Take, for instance, a simple object like computers.  I love the computer in Cloud Atlas.  How about District 9?  Even Iron Man.  Notice how fluid and oddly shaped the displays are, how one can pluck from the air directives and commands, or plain information?

I’m kind of a fan of the computer in Max Headroom (the TV show) when floppy disks were those 3.25″ and that was considered the cat’s pajamas.  Well, that was kind of a deconstructionist future, so I think it’s kind of valid today as back in the 1980s when it first broadcast.  Brilliant show.

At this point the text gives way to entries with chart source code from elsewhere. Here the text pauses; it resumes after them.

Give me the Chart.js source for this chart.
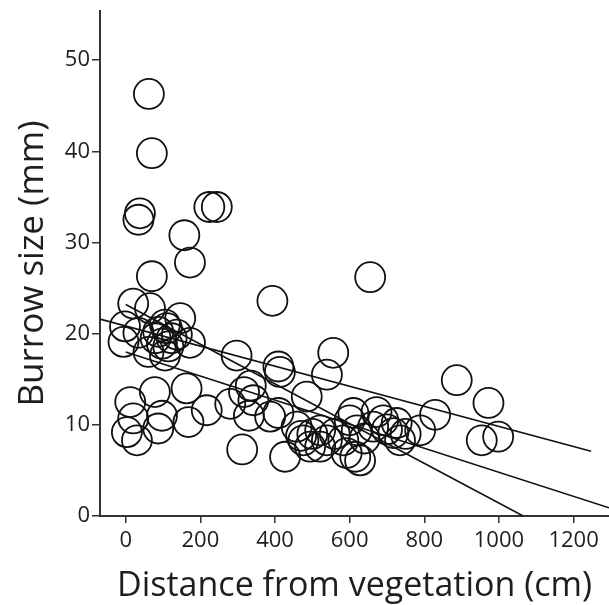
<!DOCTYPE html>
<html>
<head>
<meta charset="utf-8">
<script src="https://cdn.jsdelivr.net/npm/chart.js@4/dist/chart.umd.min.js"></script>
<style>
  html, body { margin: 0; padding: 0; background: #ffffff; }
  #wrap { width: 609px; height: 605px; }
</style>
</head>
<body>
<div id="wrap"><canvas id="c" width="609" height="605"></canvas></div>
<script>
// Distance from vegetation (cm) and burrow size (mm) for each burrow
const distanceCm = [
  62, 70, 38, 34, 157, 172, 224, 244, 70, 393, 655,
  20, 65, 146, -2, -6, 34, 61, 87, 110, 123, 97, 114, 137, 105, 172, 105, 80, 297,
  409, 413, 556, 539, 485,
  12, 78, 163, 20, 3, 30, 87, 97, 168, 217, 280, 317, 342, 312, 335, 330,
  387, 409, 458, 427, 476, 494, 521, 521, 539, 500, 470, 560, 610, 619, 615, 628,
  592, 583, 600, 672, 690, 663, 726, 735, 717, 789, 829, 887, 972, 954, 998, 640, 700, 750
];
const burrowMm = [
  46.3, 39.8, 33.2, 32.5, 30.8, 27.8, 33.9, 33.9, 26.3, 23.6, 26.2,
  23.3, 22.8, 21.7, 20.8, 19.1, 20.1, 18.0, 20.2, 20.6, 19.5, 18.9, 18.6, 19.9, 21.0, 19.0, 17.6, 19.5, 17.6,
  16.4, 15.8, 17.9, 15.5, 13.1,
  12.5, 13.6, 14.0, 10.7, 9.2, 8.3, 9.6, 11.0, 10.3, 11.6, 12.3, 13.6, 12.7, 7.3, 14.3, 11.0,
  10.9, 11.3, 9.8, 6.5, 8.3, 7.6, 7.6, 9.4, 8.3, 9.0, 8.8, 9.0, 11.3, 9.4, 6.5, 6.1,
  6.9, 8.3, 10.5, 11.4, 10.5, 9.8, 10.2, 8.3, 9.1, 9.4, 11.1, 14.9, 12.4, 8.3, 8.7, 8.5, 9.5, 9.0
];

// Fitted lines: endpoints [x, y]
const lineA = [[-69, 21.6], [1247, 7.1]];
const lineB = [[0, 23.2], [1065, 0]];
const lineC = [[0, 18.0], [1295, 0.9]];

// Axis ticks
const xTickValues = [0, 200, 400, 600, 800, 1000, 1200];
const yTickValues = [0, 10, 20, 30, 40, 50];
const xRange = [-69, 1295];
const yRange = [0, 55.4];

const ink = '#111111';
const axisInk = '#333333';
const textInk = '#1e1e1e';
const fontFamily = "'Open Sans', 'Noto Sans', 'DejaVu Sans', sans-serif";

const points = distanceCm.map((x, i) => ({ x: x, y: burrowMm[i] }));
const toXY = arr => arr.map(p => ({ x: p[0], y: p[1] }));

function lineDataset(pts) {
  return {
    type: 'line',
    data: toXY(pts),
    borderColor: ink,
    borderWidth: 1.6,
    pointRadius: 0,
    fill: false,
    tension: 0
  };
}

new Chart(document.getElementById('c'), {
  type: 'scatter',
  data: {
    datasets: [
      {
        data: points,
        pointRadius: 15,
        pointHoverRadius: 15,
        pointBorderWidth: 1.8,
        borderColor: ink,
        backgroundColor: 'rgba(0,0,0,0)',
        pointBackgroundColor: 'rgba(0,0,0,0)',
        clip: false
      },
      lineDataset(lineA),
      lineDataset(lineB),
      lineDataset(lineC)
    ]
  },
  options: {
    responsive: false,
    animation: false,
    devicePixelRatio: 1,
    events: [],
    layout: { autoPadding: false, padding: { top: 11, right: 0, bottom: 0, left: 0 } },
    plugins: { legend: { display: false }, tooltip: { enabled: false } },
    scales: {
      x: {
        type: 'linear',
        min: xRange[0],
        max: xRange[1],
        afterBuildTicks: s => { s.ticks = xTickValues.map(v => ({ value: v })); },
        afterFit: s => { s.height = 89; s.paddingLeft = 0; s.paddingRight = 0; },
        ticks: {
          color: textInk,
          padding: 5,
          maxRotation: 0,
          callback: v => String(v),
          font: { family: fontFamily, size: 22 }
        },
        grid: { drawOnChartArea: false, drawTicks: true, tickLength: 7, color: axisInk, lineWidth: 1.5 },
        border: { display: true, color: axisInk, width: 2 },
        title: {
          display: true,
          text: 'Distance from vegetation (cm)',
          color: textInk,
          padding: { top: 0, bottom: -2 },
          font: { family: fontFamily, size: 34, weight: 'normal' }
        }
      },
      y: {
        type: 'linear',
        min: yRange[0],
        max: yRange[1],
        afterBuildTicks: s => { s.ticks = yTickValues.map(v => ({ value: v })); },
        afterFit: s => { s.width = 100; s.paddingTop = 0; s.paddingBottom = 0; },
        ticks: {
          color: textInk,
          padding: 2,
          callback: v => String(v),
          font: { family: fontFamily, size: 22 }
        },
        grid: { drawOnChartArea: false, drawTicks: true, tickLength: 8, color: axisInk, lineWidth: 1.5 },
        border: { display: true, color: axisInk, width: 2 },
        title: {
          display: true,
          text: 'Burrow size (mm)',
          color: textInk,
          padding: { top: 12, bottom: 0 },
          font: { family: fontFamily, size: 35, weight: 'normal' }
        }
      }
    }
  }
});
</script>
</body>
</html>
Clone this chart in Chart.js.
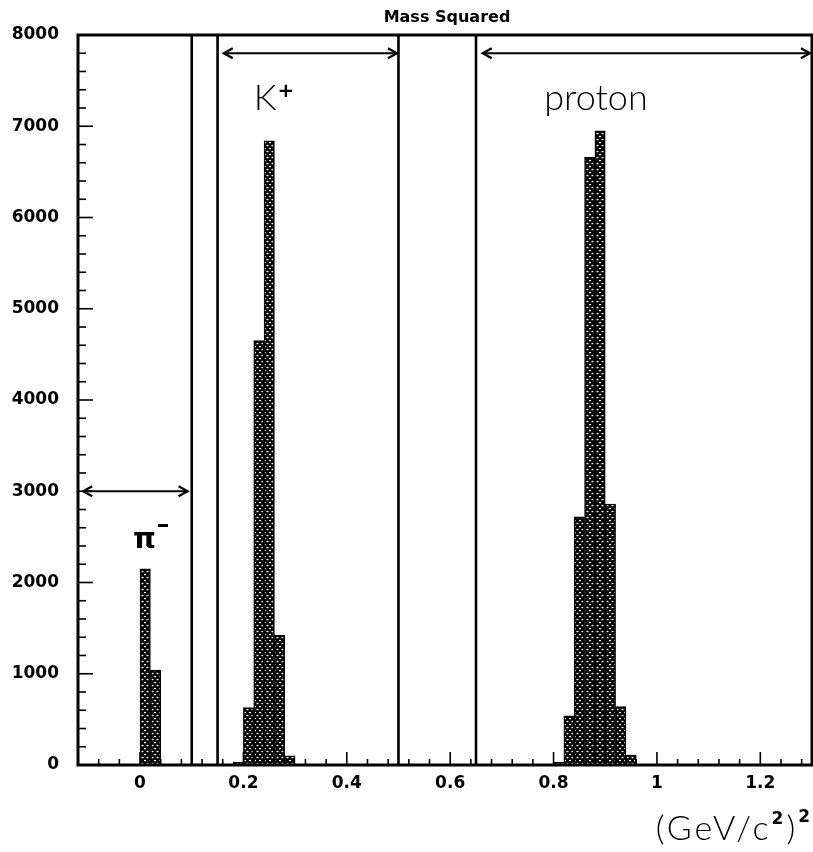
<!DOCTYPE html>
<html>
<head>
<meta charset="utf-8">
<script src="https://cdn.jsdelivr.net/npm/chart.js@4.4.1/dist/chart.umd.min.js"></script>
<style>
  html, body { margin: 0; padding: 0; background: #fff; }
  canvas { display: block; }
</style>
</head>
<body>
<canvas id="grafico" width="813" height="852"></canvas>
<script>
// centros dos bins em (GeV/c^2)^2, largura 0.02
const piBins = [0.01, 0.03];
const piCounts = [2150, 1040];
const kBins = [0.19, 0.21, 0.23, 0.25, 0.27, 0.29];
const kCounts = [30, 630, 4650, 6840, 1420, 100];
const protonBins = [0.81, 0.83, 0.85, 0.87, 0.89, 0.91, 0.93, 0.95];
const protonCounts = [30, 540, 2720, 6660, 6950, 2860, 640, 110];

const xTicks = [0, 0.2, 0.4, 0.6, 0.8, 1, 1.2];
const yTicks = [0, 1000, 2000, 3000, 4000, 5000, 6000, 7000, 8000];

// linhas de corte e setas das janelas de selecao
const cortes = [0.1, 0.15, 0.5, 0.65];
const setas = [
  { de: -0.11, ate: 0.092, y: 3000 },
  { de: 0.162, ate: 0.497, y: 7800 },
  { de: 0.663, ate: 1.296, y: 7800 }
];

const titulo = "Mass Squared";

function hachura() {
  const c = document.createElement("canvas");
  c.width = 10; c.height = 6;
  const g = c.getContext("2d");
  g.fillStyle = "#000";
  g.fillRect(0, 0, 10, 6);
  g.fillStyle = "#fff";
  const pontos = [[2.5, 1.5], [7.5, 1.5], [0, 4.5], [5, 4.5], [10, 4.5]];
  pontos.forEach(([px, py]) => {
    g.beginPath();
    g.ellipse(px, py, 1.1, 0.85, 0, 0, Math.PI * 2);
    g.fill();
  });
  return g.createPattern(c, "repeat");
}

const bins = [...piBins, ...kBins, ...protonBins];
const counts = [...piCounts, ...kCounts, ...protonCounts];

function linha(ctx, x1, y1, x2, y2) {
  ctx.beginPath();
  ctx.moveTo(x1, y1);
  ctx.lineTo(x2, y2);
  ctx.stroke();
}

const anotacoes = {
  id: "anotacoes",
  beforeDatasetsDraw(chart) {
    const { ctx, chartArea: a, scales: { x, y } } = chart;
    ctx.save();
    ctx.strokeStyle = "#000";
    ctx.lineWidth = 1.6;
    // ticks do eixo x (menores a cada 0.04)
    for (let k = -3; k <= 33; k++) {
      const v = k * 0.04;
      if (v < x.min - 1e-9 || v > x.max + 1e-9) continue;
      const maior = Math.abs(v / 0.2 - Math.round(v / 0.2)) < 1e-6;
      const px = x.getPixelForValue(v);
      linha(ctx, px, a.bottom, px, a.bottom - (maior ? 13 : 6));
    }
    // ticks do eixo y (menores a cada 200)
    for (let v = 0; v <= 8000; v += 200) {
      const maior = v % 1000 === 0;
      const py = y.getPixelForValue(v);
      linha(ctx, a.left, py, a.left + (maior ? 15 : 8), py);
    }
    ctx.restore();
  },
  afterDatasetsDraw(chart) {
    const { ctx, chartArea: a, scales: { x, y } } = chart;
    ctx.save();
    ctx.strokeStyle = "#000";
    ctx.fillStyle = "#000";

    ctx.lineWidth = 2.6;
    cortes.forEach(v => {
      const px = x.getPixelForValue(v);
      linha(ctx, px, a.top, px, a.bottom);
    });

    ctx.lineWidth = 3;
    ctx.strokeRect(a.left, a.top, a.right - a.left, a.bottom - a.top);

    // setas duplas
    ctx.lineWidth = 2.2;
    setas.forEach(s => {
      const x1 = x.getPixelForValue(s.de);
      const x2 = x.getPixelForValue(s.ate);
      const py = y.getPixelForValue(s.y);
      linha(ctx, x1, py, x2, py);
      ctx.beginPath();
      ctx.moveTo(x1 + 9, py - 5); ctx.lineTo(x1, py); ctx.lineTo(x1 + 9, py + 5);
      ctx.moveTo(x2 - 9, py - 5); ctx.lineTo(x2, py); ctx.lineTo(x2 - 9, py + 5);
      ctx.stroke();
    });

    // rotulos das particulas
    ctx.textAlign = "left";
    ctx.textBaseline = "alphabetic";
    ctx.font = "300 36px Lato, 'DejaVu Sans'";
    const kx = x.getPixelForValue(0.22), ky = y.getPixelForValue(7180);
    ctx.fillText("K", kx, ky);
    const kw = ctx.measureText("K").width;
    ctx.font = "bold 20px 'DejaVu Sans'";
    ctx.fillText("+", kx + kw + 1, ky - 13);

    ctx.font = "300 36px Lato, 'DejaVu Sans'";
    ctx.fillText("proton", x.getPixelForValue(0.782), y.getPixelForValue(7180));

    ctx.font = "bold 29px 'DejaVu Sans'";
    const pxPi = x.getPixelForValue(-0.0135), pyPi = y.getPixelForValue(2378);
    ctx.fillText("π", pxPi, pyPi);
    const pw = ctx.measureText("π").width;
    ctx.fillRect(pxPi + pw + 2, pyPi - 24, 10, 3);

    // titulo
    ctx.font = "bold 16px 'DejaVu Sans'";
    ctx.textAlign = "center";
    ctx.textBaseline = "middle";
    ctx.fillText(titulo, 447, 18);

    // unidade do eixo x
    ctx.textAlign = "left";
    ctx.textBaseline = "alphabetic";
    const partes = [
      ["(GeV/c", "300 34px Lato, 'DejaVu Sans'", 0],
      ["2", "bold 17px 'DejaVu Sans'", -16],
      [")", "300 34px Lato, 'DejaVu Sans'", 0],
      ["2", "bold 17px 'DejaVu Sans'", -18]
    ];
    ctx.letterSpacing = "3px";
    let total = 0;
    partes.forEach(([t, f]) => { ctx.font = f; total += ctx.measureText(t).width; });
    let cx = 813 - total;
    const base = 840;
    partes.forEach(([t, f, dy]) => {
      ctx.font = f;
      ctx.fillText(t, cx, base + dy);
      cx += ctx.measureText(t).width;
    });
    ctx.restore();
  }
};

new Chart(document.getElementById("grafico").getContext("2d"), {
  type: "bar",
  data: {
    datasets: [{
      label: titulo,
      data: bins.map((b, i) => ({ x: b, y: counts[i] })),
      backgroundColor: hachura(),
      borderColor: "#000",
      borderWidth: 1.5,
      borderSkipped: "bottom",
      barPercentage: 1,
      categoryPercentage: 1
    }]
  },
  options: {
    responsive: false,
    animation: false,
    devicePixelRatio: 1,
    layout: { padding: { top: 35, right: 1, left: 0, bottom: 0 } },
    plugins: {
      legend: { display: false },
      title: { display: false },
      tooltip: { enabled: false }
    },
    scales: {
      x: {
        type: "linear",
        min: -0.12,
        max: 1.3,
        offset: false,
        grid: { display: false, drawTicks: false },
        border: { display: false },
        afterBuildTicks: s => { s.ticks = xTicks.map(v => ({ value: v })); },
        afterFit: s => { s.height = 87; },
        ticks: {
          color: "#000",
          padding: 8,
          maxRotation: 0,
          font: { family: "'DejaVu Sans'", size: 17, weight: "bold" },
          callback: v => String(+v.toFixed(1))
        }
      },
      y: {
        min: 0,
        max: 8000,
        grid: { display: false, drawTicks: false },
        border: { display: false },
        afterBuildTicks: s => { s.ticks = yTicks.map(v => ({ value: v })); },
        afterFit: s => { s.width = 78; },
        ticks: {
          color: "#000",
          padding: 19,
          font: { family: "'DejaVu Sans'", size: 17, weight: "bold" },
          callback: v => String(v)
        }
      }
    }
  },
  plugins: [anotacoes]
});
</script>
</body>
</html>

If you happen to watch the above episode of Space: 1999, you’ll see a more practical, button-pushing kind of keyboard/monitor setup.  Similar TV shows also relied on the same technology, and if you dare to watch early episodes of Star Trek, you’ll see the most crude of crude.  Still, those systems got them where they wanted to go, so they couldn’t have been all that bad.

Once in a while, there is some crossover.  If one compares the hand mechanics to operate the computer/typing in Michael Palin’s office from the Terry Gilliam masterpiece Brazil  to the hand mechanics in the scene in Children of Men where Clive Owen sees his nephew play a computer came as he asks his brother for a favor, they’re pretty similar.

Anyway, it’s fun to see what’s going on out there in the future.  Gives us something all to remember.